Au bas de ma rue.
Il est apparu un jour ou un autre cette fin d'été, avec les nouveaux propriétaires - qui sont-ils, comment en sont-ils venus à trouver et employer cet homme-là, lui entre tous, ce Turc-là, cet être humain venu du bout du monde se perdre au bout d'un autre monde, pays gigantesque sur- et sous-peuplé comme son pays d'origine ?
Il baragouine un anglais taché de fort accent étranger, le parle mieux qu'il ne le comprend - il n'a pas besoin de comprendre beaucoup pour faire ce travail. Je lui demande le plein, il comprend deux gallons, s'en étonne, nous rions. Comme si ma voiture pouvait s'en contenter...
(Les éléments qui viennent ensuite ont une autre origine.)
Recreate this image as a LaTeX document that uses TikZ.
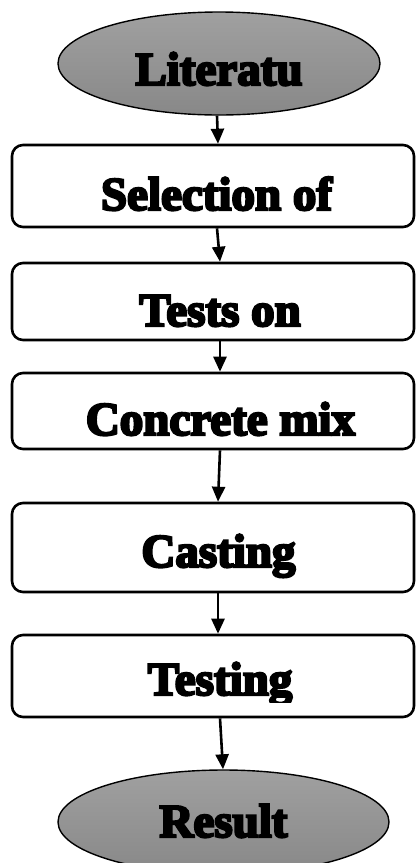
\documentclass[tikz,border=0pt]{standalone}
\usepackage{fontspec}
\setmainfont{Liberation Serif}[BoldFeatures={FakeBold=5}]
\usetikzlibrary{arrows.meta,shapes.geometric}
\definecolor{ovaltop}{HTML}{A0A0A0}
\definecolor{ovalbot}{HTML}{888888}
\begin{document}
\begin{tikzpicture}[x=1pt,y=-1pt,
  stepbox/.style={draw=black,line width=2.6pt,rounded corners=11pt,minimum width=402pt,inner sep=0pt,fill=white},
  oval/.style={draw=black,line width=1.4pt,ellipse,inner sep=0pt,top color=ovaltop,bottom color=ovalbot},
  lbl/.style={anchor=base,inner sep=0pt,font=\fontsize{47}{50}\selectfont\bfseries},
  flow/.style={line width=2.6pt,-{Triangle[length=15pt,width=13pt]}}]
\useasboundingbox (0,0) rectangle (416,863);
\clip (0,0) rectangle (416,863);
% ovals
\node[oval,minimum width=322pt,minimum height=103pt] (e1) at (219,63.5) {};
\node[oval,minimum width=331pt,minimum height=104pt] (e2) at (223.5,822) {};
% boxes
\node[stepbox,minimum height=82pt] (b1) at (213,186) {};
\node[stepbox,minimum height=77pt] (b2) at (213,301.5) {};
\node[stepbox,minimum height=76pt] (b3) at (213,411) {};
\node[stepbox,minimum height=89pt] (b4) at (213,547.5) {};
\node[stepbox,minimum height=82pt] (b5) at (213,676) {};
% texts
\node[lbl] (t0) at (219,85) {Literatu};
\node[lbl] (t1) at (216.5,210) {Selection of};
\node[lbl] (t2) at (220,326) {Tests on};
\node[lbl] (t3) at (220.5,435) {Concrete mix};
\node[lbl] (t4) at (218.5,567) {Casting};
\begin{scope}
\clip (14,640) rectangle (412,702);
\node[lbl] (t5) at (220,695) {Testing};
\end{scope}
\node[lbl] (t6) at (223.5,837) {Result};
% connectors
\draw[flow] ([xshift=-2pt]e1.south) -- ([xshift=5pt]b1.north);
\draw[flow] ([xshift=4pt]b1.south) -- ([xshift=7pt]b2.north);
\draw[flow] ([xshift=7pt]b2.south) -- ([xshift=7pt]b3.north);
\draw[flow] ([xshift=7pt]b3.south) -- ([xshift=5pt]b4.north);
\draw[flow] ([xshift=5pt]b4.south) -- ([xshift=5pt]b5.north);
\draw[flow] ([xshift=7pt]b5.south) -- ([xshift=-0.5pt]e2.north);
\end{tikzpicture}
\end{document}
Je ne porte pas d'alliance, il m'entreprend dans cet anglais poussif qu'il a dû apprendre sur le tas très vite - adaptation brute de survie pour exercer un métier dans cette ville loin de toute communauté turque voire même orientale. Seul son langage est poussif, il sait ce qu'il veut et fait tout ce qui est en son pouvoir ténu et ses moyens minimes pour l'obtenir, le langage se pliera à sa volonté, il fera passer son message coûte que coûte.
Il ne comprend pas mon accent comme je peine à comprendre le sien. Il comprend ou suppose par défaut naïveté ou inexpugnable évidence que je suis une immigrée comme lui. Il me drague, veut m'épouser presque, pose des jalons pour une autre rencontre, moins formelle.
Pour une poignée de dollars, quelle est la misère, la nécessité qui a forgé son destin, bousculé son quotidien, forcé sa venue, impliqué son atterrissage ici entre tous les endroits de la terre ? Pourquoi ici ? Comment ici ? D'où vient-il ? A-t-il laisse famille, femme et enfants là-bas ? Pourquoi l'Amérique? Pourquoi ?
Je pourrais écrire un roman noir, peut-être.
Qu'adviendra-il de lui ?
Calling you, I am calling you.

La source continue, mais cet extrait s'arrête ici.